Les États-Unis ont ainsi largement influencé la Convention Unclos qui a créé les ZEE, espace maritime sur lequel un État exerce une souveraineté exclusive jusqu'à 200 milles nautiques (370 km) des côtes, empêchant par exemple les bateaux de pêche étrangers de venir s'y servir.
Fin avril, Donald Trump a signé un décret demandant à son administration d'accélérer la délivrance de permis d'exploitation de minerais convoités, y compris dans les eaux internationales, en vertu d'une loi américaine de 1980.
«Effilochage»
Dans la foulée, l'entreprise canadienne The Metals Company a déposé aux États-Unis la première demande d'extraction commerciale en haute mer. Contournant ainsi l'Autorité internationale des Fonds marins (AIFM) à qui Unclos a confié la gestion du plancher océanique hors des juridictions nationales.
Ces développements ont provoqué une levée de boucliers des défenseurs des océans et de nombreux États membres de l'AIFM, dont la Chine, dénonçant une violation du droit international.
Une telle action «unilatérale» crée «un dangereux précédent qui pourrait déstabiliser la totalité du système de gouvernance des océans», a déploré la secrétaire générale de l'AIFM, Leticia Carvalho.
Ce décret est ce que Donald Trump «a fait de plus dangereux», estime Guy Standing, économiste à l'université de Londres, qui craint un «effilochage» d'Unclos poussant d'autres pays à se sentir libres de s'affranchir du droit de la mer.

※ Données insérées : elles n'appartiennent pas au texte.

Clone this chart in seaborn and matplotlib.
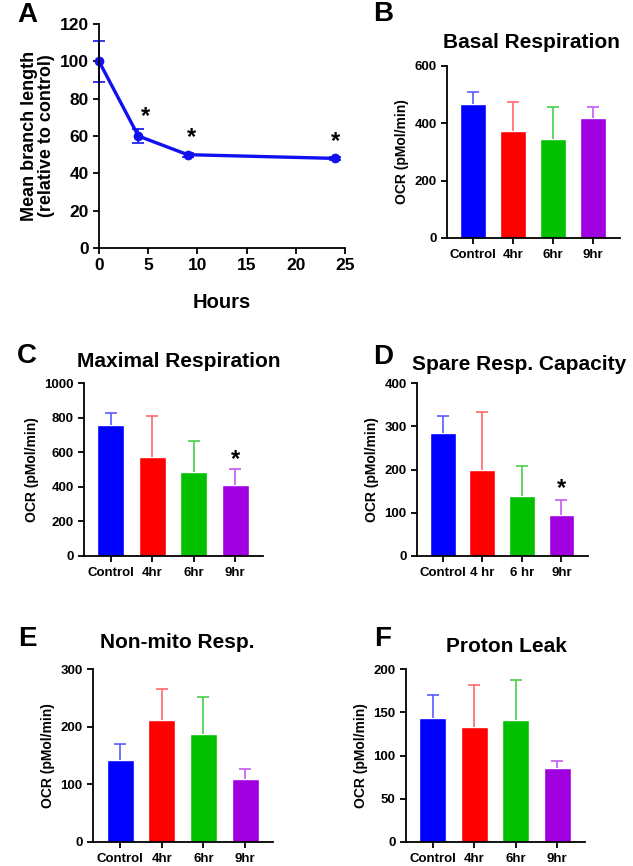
import numpy as np
import pandas as pd
import seaborn as sns
import matplotlib.pyplot as plt

# ----------------------------
# Data
# ----------------------------
hours = [0, 4, 9, 24]
branch_mean = [100, 60, 50, 48]
branch_sem = [11, 3.5, 1, 1]

groups = ["Control", "4hr", "6hr", "9hr"]
groups_d = ["Control", "4 hr", "6 hr", "9hr"]

basal_mean = [468, 372, 345, 418]
basal_sem = [42, 103, 113, 40]

maximal_mean = [755, 575, 483, 413]
maximal_sem = [73, 233, 182, 92]

spare_mean = [285, 200, 138, 95]
spare_sem = [38, 132, 69, 34]

nonmito_mean = [143, 212, 188, 110]
nonmito_sem = [27, 53, 64, 17]

leak_mean = [143, 133, 141, 85]
leak_sem = [27, 49, 46, 9]

bar_colors = ["#0000FF", "#FF0000", "#00C000", "#A000E0"]
err_colors = ["#5A5AFF", "#FF6A6A", "#48D048", "#C45AF0"]

sns.set_style("ticks")
plt.rcParams["font.family"] = ["Liberation Sans", "DejaVu Sans"]
plt.rcParams["font.weight"] = "bold"
plt.rcParams["axes.linewidth"] = 1.3
plt.rcParams["text.color"] = "black"
plt.rcParams["axes.labelcolor"] = "black"
plt.rcParams["xtick.color"] = "black"
plt.rcParams["ytick.color"] = "black"
plt.rcParams["axes.edgecolor"] = "black"

W, H = 633, 866
fig = plt.figure(figsize=(W / 100, H / 100), dpi=100)


def px_axes(left, top, right, bottom):
    # pixel box -> figure fraction axes
    return fig.add_axes([left / W, 1 - bottom / H, (right - left) / W, (bottom - top) / H])


def style(ax, fs):
    sns.despine(ax=ax)
    ax.tick_params(axis="both", length=4, width=1.3, labelsize=fs, colors="black")
    for lab in ax.get_xticklabels() + ax.get_yticklabels():
        lab.set_fontweight("bold")


# ----------------------------
# Panel A: line plot
# ----------------------------
axA = px_axes(99, 24, 345, 248)
dfA = pd.DataFrame({"hours": hours, "value": branch_mean})
sns.lineplot(data=dfA, x="hours", y="value", ax=axA, color="#1010F0",
             linewidth=2.4, marker="o", markersize=7, markeredgewidth=0, clip_on=False)
eb = axA.errorbar(hours, branch_mean, yerr=branch_sem, fmt="none",
                  ecolor="#1010F0", elinewidth=1.2, capsize=4, capthick=1.2)
for art in list(eb[1]) + list(eb[2]):
    art.set_clip_on(False)
axA.set_xlim(0, 25)
axA.set_ylim(0, 120)
axA.set_xticks([0, 5, 10, 15, 20, 25])
axA.set_yticks([0, 20, 40, 60, 80, 100, 120])
axA.set_xlabel("Hours", fontsize=14.5, fontweight="bold", labelpad=14)
axA.set_ylabel("Mean branch length\n(relative to control)", fontsize=13,
               fontweight="bold", labelpad=3, linespacing=1.0)
style(axA, 12.5)
for x, y in [(4.7, 70.5), (9.4, 59), (24.0, 57)]:
    axA.text(x, y, "*", fontsize=17, fontweight="bold", ha="center", va="center")

# ----------------------------
# Bar panels
# ----------------------------
def bar_panel(box, labels, mean, sem, ymax, step, title, title_xy, star=None):
    ax = px_axes(*box)
    df = pd.DataFrame({"group": labels, "ocr": mean})
    sns.barplot(data=df, x="group", y="ocr", hue="group", palette=bar_colors,
                legend=False, width=0.65, saturation=1, ax=ax)
    for i in range(len(labels)):
        eb = ax.errorbar(i, mean[i], yerr=[[0], [sem[i]]], fmt="none",
                         ecolor=err_colors[i], elinewidth=1.2, capsize=4.5, capthick=1.2)
        # upward-only bars: hide the cap sitting on the bar top
        for cap in eb[1]:
            if np.isclose(cap.get_ydata()[0], mean[i]):
                cap.set_visible(False)
    ax.set_xlim(-0.65, 3.67)
    ax.set_ylim(0, ymax)
    ax.set_yticks(np.arange(0, ymax + 1, step))
    ax.set_xlabel("")
    ax.set_ylabel("OCR (pMol/min)", fontsize=10, fontweight="bold", labelpad=4)
    style(ax, 9.5)
    ax.tick_params(axis="x", pad=4)
    fig.text(title_xy[0] / W, 1 - title_xy[1] / H, title, fontsize=15,
             fontweight="bold", ha="center", va="center")
    if star is not None:
        ax.text(3, star, "*", fontsize=17, fontweight="bold", ha="center", va="center")
    return ax


bar_panel((447, 66, 620, 238), groups, basal_mean, basal_sem, 600, 200,
          "Basal Respiration", (531, 42))
bar_panel((84, 383, 263, 556), groups, maximal_mean, maximal_sem, 1000, 200,
          "Maximal Respiration", (179, 361), star=560)
bar_panel((417, 383, 588, 556), groups_d, spare_mean, spare_sem, 400, 100,
          "Spare Resp. Capacity", (519, 365), star=155)
bar_panel((93, 669, 273, 842), groups, nonmito_mean, nonmito_sem, 300, 100,
          "Non-mito Resp.", (177, 643))
bar_panel((406, 669, 585, 842), groups, leak_mean, leak_sem, 200, 50,
          "Proton Leak", (506, 647))

# Panel letters
for letter, (x, y) in {"A": (27, 15), "B": (383, 14), "C": (27, 356),
                       "D": (383, 357), "E": (27, 639), "F": (383, 639)}.items():
    fig.text(x / W, 1 - y / H, letter, fontsize=20, fontweight="bold",
             ha="center", va="center")

fig.savefig("out.png", dpi=100)
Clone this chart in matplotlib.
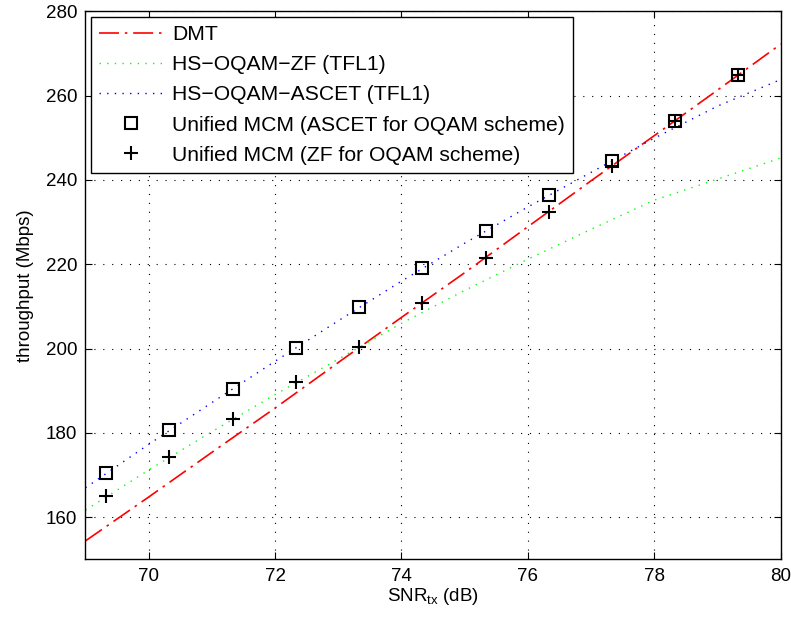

«Cela pourrait mener à un découpage dans différentes parties du monde», avec par exemple «la Russie, la Chine et l'Amérique morcelant l'Arctique», déclare-t-il à l'AFP.
Argument rejeté par James Kraska, professeur de droit maritime international au Naval War College américain, qui juge «naïf de penser que les États-Unis ont ce type d'influence» dans un monde qui n'est plus «unipolaire».
Il s’étonne également de l'argument consistant à dire qu'il y aurait «une obligation légale à respecter un traité que nous n'avez jamais rejoint», soutenant ainsi le droit de Washington et de TMC à se lancer en dehors du contrôle de l'AIFM.
«Je comprends qu'il y ait une opposition politique, mais il faut faire la différence entre la politique et la loi».
Mais d'autres États, membres de l'AIFM, pourraient eux invoquer leur obligation de faire respecter ce droit international à leurs entreprises, pour tenter de freiner TMC, notent des experts.
Comme le Japon, où TMC a un partenariat avec le fondeur Pamco pour la transformation des nodules polymétalliques récoltés dans le Pacifique.